**Written request**
Nothing after the line with "(v2.135) -- (v2.315);" belongs in the copy; extract the lines below from the top through that line, pictures left out.

**Records to use**
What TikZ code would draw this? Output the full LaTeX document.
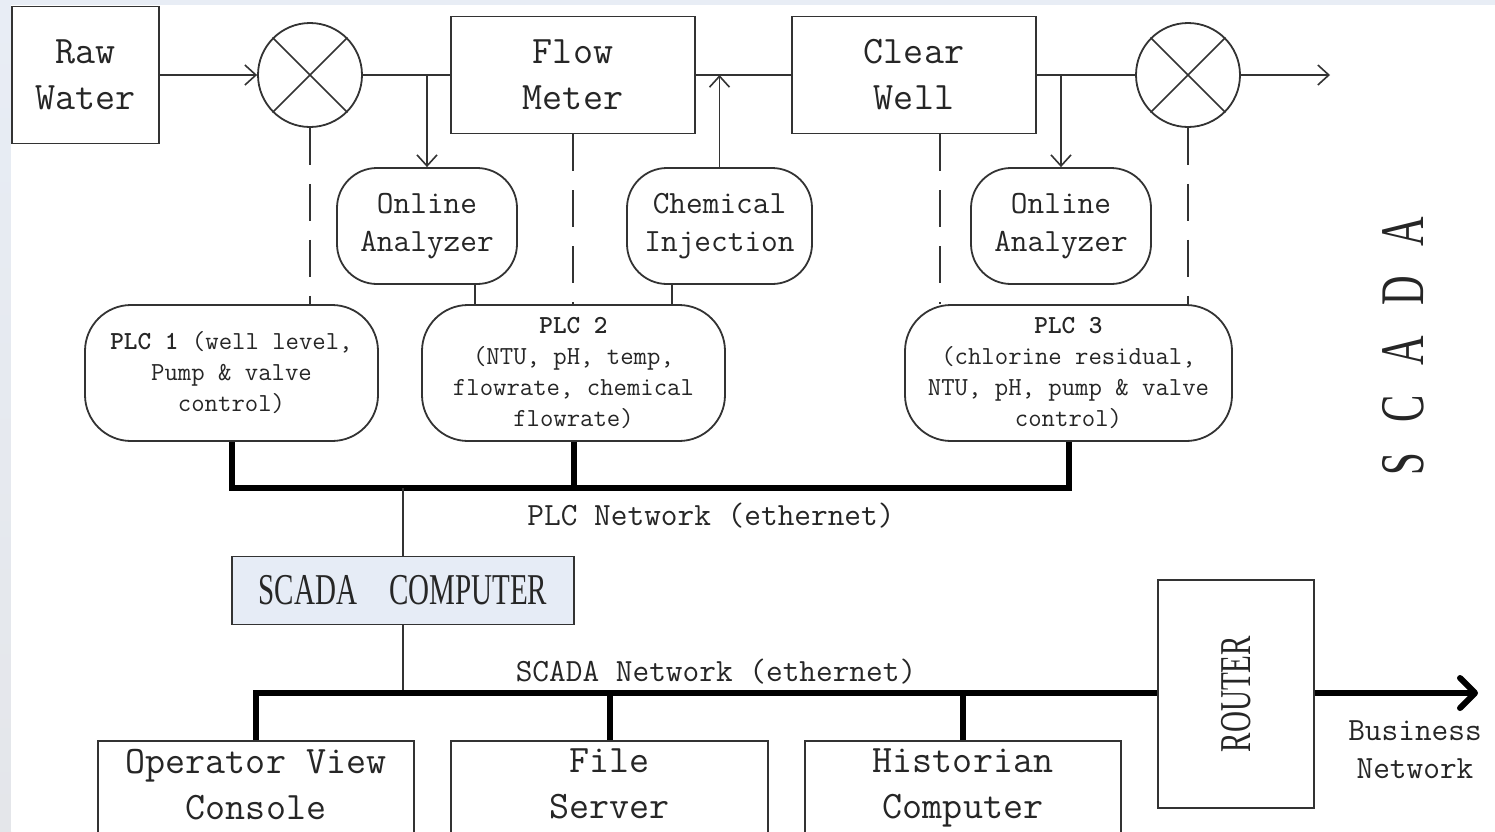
\documentclass[tikz,border=0pt]{standalone}
\usepackage{fontspec}
\usepackage{graphicx}
\newfontfamily\tserif{Liberation Serif}[FakeStretch=0.66]
\usetikzlibrary{arrows.meta,calc}

\definecolor{edge}{HTML}{333333}
\definecolor{ink}{HTML}{262626}
\definecolor{frame}{HTML}{E8EDF5}
\definecolor{framelow}{HTML}{E4E6EA}
\definecolor{pcfill}{HTML}{E6ECF6}

\newcommand\fsz[2]{\fontsize{#1}{#2}\selectfont}

\begin{document}
\begin{tikzpicture}[x=1pt,y=-1pt,
  box/.style={draw=edge,line width=1.8pt,rectangle,inner sep=0pt,align=center,
    text=ink,font=\ttfamily\fsz{38.9}{46}},
  rbox/.style={box,rounded corners=40pt,font=\ttfamily\fsz{32.4}{38}},
  plcbox/.style={box,rounded corners=46pt,font=\ttfamily\fsz{26}{31}},
  station/.style={box,minimum height=96pt,anchor=north,text depth=10pt},
  valve/.style={circle,draw=edge,line width=1.8pt,minimum size=104pt,inner sep=0pt},
  wire/.style={draw=edge,line width=1.6pt},
  flow/.style={wire,-{Straight Barb[length=11pt,width=20pt]}},
  ctrl/.style={draw=edge,line width=2pt,dash pattern=on 37pt off 19pt},
  bus/.style={draw=black,line width=6pt,line join=miter},
  lbl/.style={text=ink,font=\ttfamily\fsz{32.4}{38},align=center,inner sep=0pt},
]
\clip (0,0) rectangle (1495,831);
% page frame
\fill[frame] (0,0) rectangle (1495,831);
\shade[top color=frame,bottom color=framelow] (0,5) rectangle (11,831);
\fill[white] (11,5) rectangle (1495,831);

% process line
\node[box,minimum width=147pt,minimum height=137pt] (raw) at (85.5,75) {Raw\\Water};
\node[valve] (v1) at (310,75) {};
\node[box,minimum width=244pt,minimum height=117pt] (fm) at (573,75) {Flow\\Meter};
\node[box,minimum width=244pt,minimum height=117pt] (cw) at (914,75) {Clear\\Well};
\node[valve] (v2) at (1188,75) {};
\coordinate (out) at (1330,75);
\draw[wire] (v1.45) -- (v1.225) (v1.135) -- (v1.315);
\draw[wire] (v2.45) -- (v2.225) (v2.135) -- (v2.315);

% field devices
\node[rbox,minimum width=180pt,minimum height=116pt] (oa1) at (427,226) {Online\\Analyzer};
\node[rbox,minimum width=185pt,minimum height=116pt] (ci) at (719.5,226) {Chemical\\Injection};
\node[rbox,minimum width=180pt,minimum height=116pt] (oa2) at (1061,226) {Online\\Analyzer};

% controllers
\node[plcbox,minimum width=293pt,minimum height=136pt] (plc1) at (231.5,373)
  {{\bfseries PLC 1} (well level,\\Pump \& valve\\control)};
\node[plcbox,minimum width=303pt,minimum height=136pt] (plc2) at (573.5,373)
  {{\bfseries PLC 2}\\(NTU, pH, temp,\\flowrate, chemical\\flowrate)};
\node[plcbox,minimum width=327pt,minimum height=136pt] (plc3) at (1068.5,373)
  {{\bfseries PLC 3}\\(chlorine residual,\\NTU, pH, pump \& valve\\control)};

% flow connections
\draw[flow] (raw.east) -- (v1.west);
\draw[wire] (v1.east) -- (fm.west);
\draw[flow] (oa1.north |- v1.east) -- (oa1.north);
\draw[wire] (fm.east) -- (cw.west);
\draw[flow] (ci.north) -- (ci.north |- fm.east);
\draw[wire] (cw.east) -- (v2.west);
\draw[flow] (oa2.north |- cw.east) -- (oa2.north);
\draw[flow] (v2.east) -- (out);

% control signals
\draw[ctrl] (v1.south) -- (v1.south |- plc1.north);
\draw[ctrl] (fm.south) -- (fm.south |- plc2.north);
\draw[ctrl] ([xshift=26pt]cw.south) -- ([xshift=26pt]cw.south |- plc3.north);
\draw[ctrl] (v2.south) -- (v2.south |- plc3.north);
\draw[wire] ([xshift=48pt]oa1.south) -- ([xshift=48pt]oa1.south |- plc2.north);
\draw[wire] ([xshift=-47.5pt]ci.south) -- ([xshift=-47.5pt]ci.south |- plc2.north);

% PLC network
\coordinate (pbus) at (403,488);
\draw[bus] (plc1.south) -- (plc1.south |- pbus) -- (plc3.south |- pbus) -- (plc3.south);
\draw[bus] (plc2.south) -- (plc2.south |- pbus);
\node[lbl] (pnet) at (711,516) {PLC Network (ethernet)};

\node[box,fill=pcfill,minimum width=342pt,minimum height=68pt,font=\tserif\fsz{44}{46}]
  (sc) at (403,590.5) {{\spaceskip=32pt SCADA COMPUTER}};
\draw[wire] (pbus) -- (sc.north);

% SCADA network
\coordinate (sbus) at (403,693);
\draw[wire] (sc.south) -- (sbus);
\node[station,minimum width=316pt] (op) at (256,740) {Operator View\\Console};
\node[station,minimum width=317pt] (fs) at (609.5,740) {File\\Server};
\node[station,minimum width=316pt] (hc) at (963,740) {Historian\\Computer};
\node[box,minimum width=156pt,minimum height=228pt] (rt) at (1236,694)
  {\rotatebox{90}{\tserif\fsz{44}{46}ROUTER}};
\draw[bus] (op.north) -- (op.north |- sbus) -- (rt.west |- sbus);
\draw[bus] (fs.north) -- (fs.north |- sbus);
\draw[bus] (hc.north) -- (hc.north |- sbus);
\coordinate (biz) at (1478,693);
\draw[bus,-{Straight Barb[length=15pt,width=30pt,round]}] (rt.east |- sbus) -- (biz);
\node[lbl] (snet) at (716,672) {SCADA Network (ethernet)};
\node[lbl] (bnet) at (1415,750) {Business\\Network};

% system title
\node[text=ink,font=\tserif\fsz{62}{62},rotate=90,inner sep=0pt] (title) at (1403,346)
  {\spaceskip=30pt S C A D A};
\end{tikzpicture}
\end{document}
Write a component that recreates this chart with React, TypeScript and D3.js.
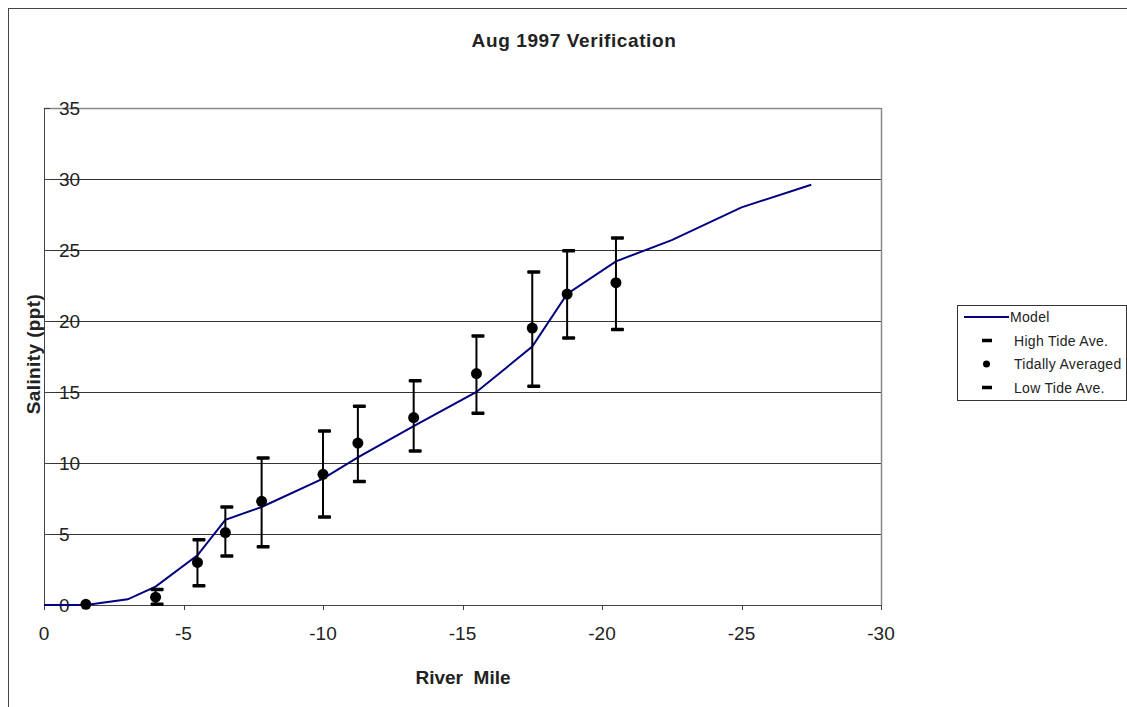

**Complete response**
What TikZ code would draw this? Output the full LaTeX document.
\documentclass[tikz,border=0pt]{standalone}
\usepackage{fontspec}
\usepackage{graphicx}
\newfontfamily\tserif{Liberation Serif}[FakeStretch=0.66]
\usetikzlibrary{arrows.meta,calc}

\definecolor{edge}{HTML}{333333}
\definecolor{ink}{HTML}{262626}
\definecolor{frame}{HTML}{E8EDF5}
\definecolor{framelow}{HTML}{E4E6EA}
\definecolor{pcfill}{HTML}{E6ECF6}

\newcommand\fsz[2]{\fontsize{#1}{#2}\selectfont}

\begin{document}
\begin{tikzpicture}[x=1pt,y=-1pt,
  box/.style={draw=edge,line width=1.8pt,rectangle,inner sep=0pt,align=center,
    text=ink,font=\ttfamily\fsz{38.9}{46}},
  rbox/.style={box,rounded corners=40pt,font=\ttfamily\fsz{32.4}{38}},
  plcbox/.style={box,rounded corners=46pt,font=\ttfamily\fsz{26}{31}},
  station/.style={box,minimum height=96pt,anchor=north,text depth=10pt},
  valve/.style={circle,draw=edge,line width=1.8pt,minimum size=104pt,inner sep=0pt},
  wire/.style={draw=edge,line width=1.6pt},
  flow/.style={wire,-{Straight Barb[length=11pt,width=20pt]}},
  ctrl/.style={draw=edge,line width=2pt,dash pattern=on 37pt off 19pt},
  bus/.style={draw=black,line width=6pt,line join=miter},
  lbl/.style={text=ink,font=\ttfamily\fsz{32.4}{38},align=center,inner sep=0pt},
]
\clip (0,0) rectangle (1495,831);
% page frame
\fill[frame] (0,0) rectangle (1495,831);
\shade[top color=frame,bottom color=framelow] (0,5) rectangle (11,831);
\fill[white] (11,5) rectangle (1495,831);

% process line
\node[box,minimum width=147pt,minimum height=137pt] (raw) at (85.5,75) {Raw\\Water};
\node[valve] (v1) at (310,75) {};
\node[box,minimum width=244pt,minimum height=117pt] (fm) at (573,75) {Flow\\Meter};
\node[box,minimum width=244pt,minimum height=117pt] (cw) at (914,75) {Clear\\Well};
\node[valve] (v2) at (1188,75) {};
\coordinate (out) at (1330,75);
\draw[wire] (v1.45) -- (v1.225) (v1.135) -- (v1.315);
\draw[wire] (v2.45) -- (v2.225) (v2.135) -- (v2.315);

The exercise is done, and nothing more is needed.